Yevgeny Prigozhin: His days were numbered
After his death, Putin will be at peace with the mutineers, but it will be a new setback for the Kremlin
Putin does not forgive. Could anyone think otherwise after Yevgeny Prigozhin’s failed coup and betrayal, in which dozens of soldiers were killed by the Wagner Group’s mutinous mercenaries? This is how the mafia takes action, and Russia — which has become a mafia state par excellence under the cold and iron-fisted authority of Vladimir Putin — was not going to do otherwise.
It was just a matter of waiting for the right moment, exactly two months after the failed uprising. Russian official sources have confirmed that Prigozhin was aboard a plane that crashed north of Moscow, killing all on board. But there is always that chance that this was a setup so that Prigozhin could disappear from the map and save himself from persecution. In this version, Prigozhin signed up for the deadly flight, but secretly got on another plane — a feat fit for a mafia boss.

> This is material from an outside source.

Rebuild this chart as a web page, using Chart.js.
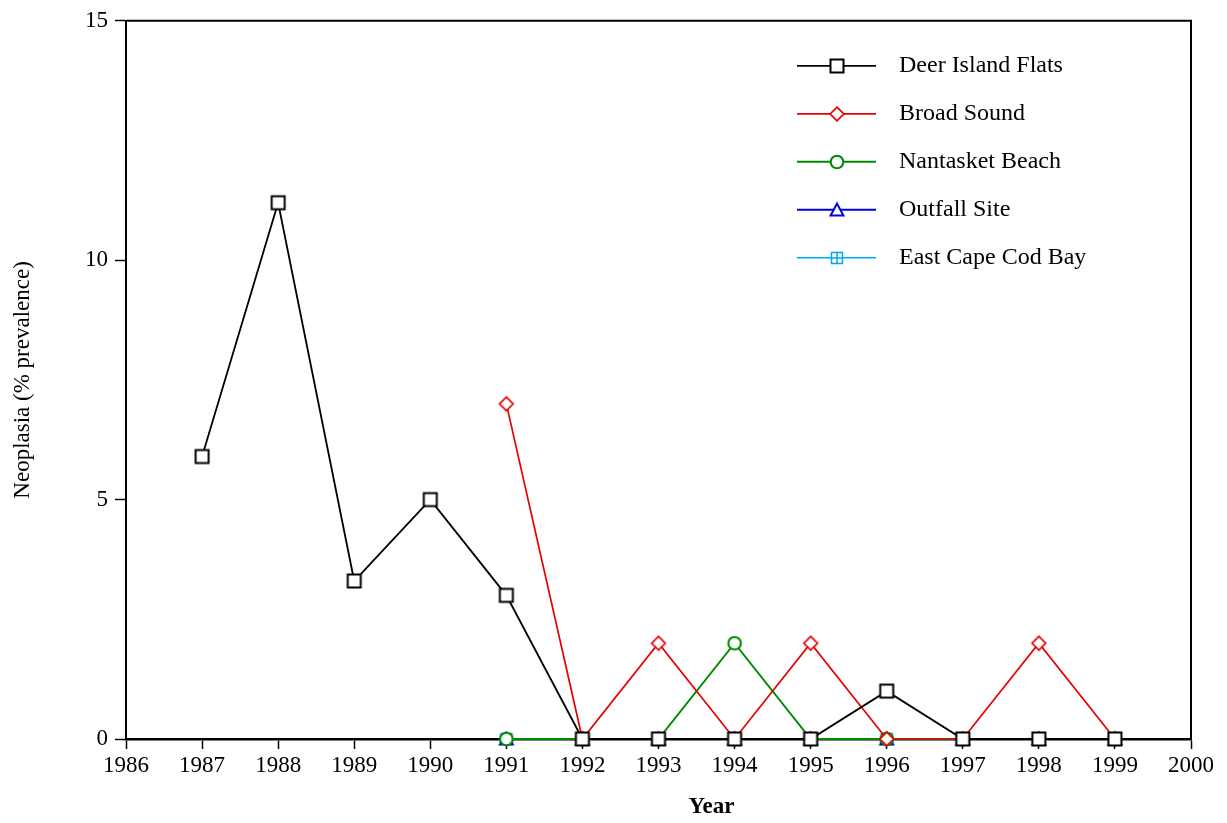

In either case, Putin comes out stronger if we are looking at the internal correlation of forces in the mafia power group. But his cause is not any stronger. The death of the billionaire head of Wagner’s mercenaries — a group that murders, tortures and rapes —, and the death of his right-hand man — who was also on the flight — will be celebrated by Ukrainians, who have suffered most directly from his criminal actions. Putin will be at peace with the mutineers, but it is a new setback for the Kremlin, one more in the string that make up its ill-fated invasion of Ukraine.
This type of event requires some plausible explanation from Russian authorities, although there is concern it may never arrive. The circumstances of Prigozhin’s death also leave room for doubt. But the footage of the plane in free-fall and the sound of two detonations before the crash seriously raises the possibility that the plane was attacked or shot down by a Russian military battery. In any case, the crash has the same features of a selective assassination, in which a murder is carried out with precision, economy and sobriety of means, and blame can be denied.
This is how things work in a large part of the wars of the 21st century, in accordance with the most obvious methods of the Putin regime in its liquidation of former agents, spies, traitors and dissidents. And this is how the mafia acts, although it usually does so with more discretion. Making a scene, however, is a way to make an example of someone. In this case, the spectacle is on social media, where video of the plane plummeting to earth and then exploding on the ground has gone viral. It is within those roaring flames where the deadly warlord and Putin condottiero supposedly met his end.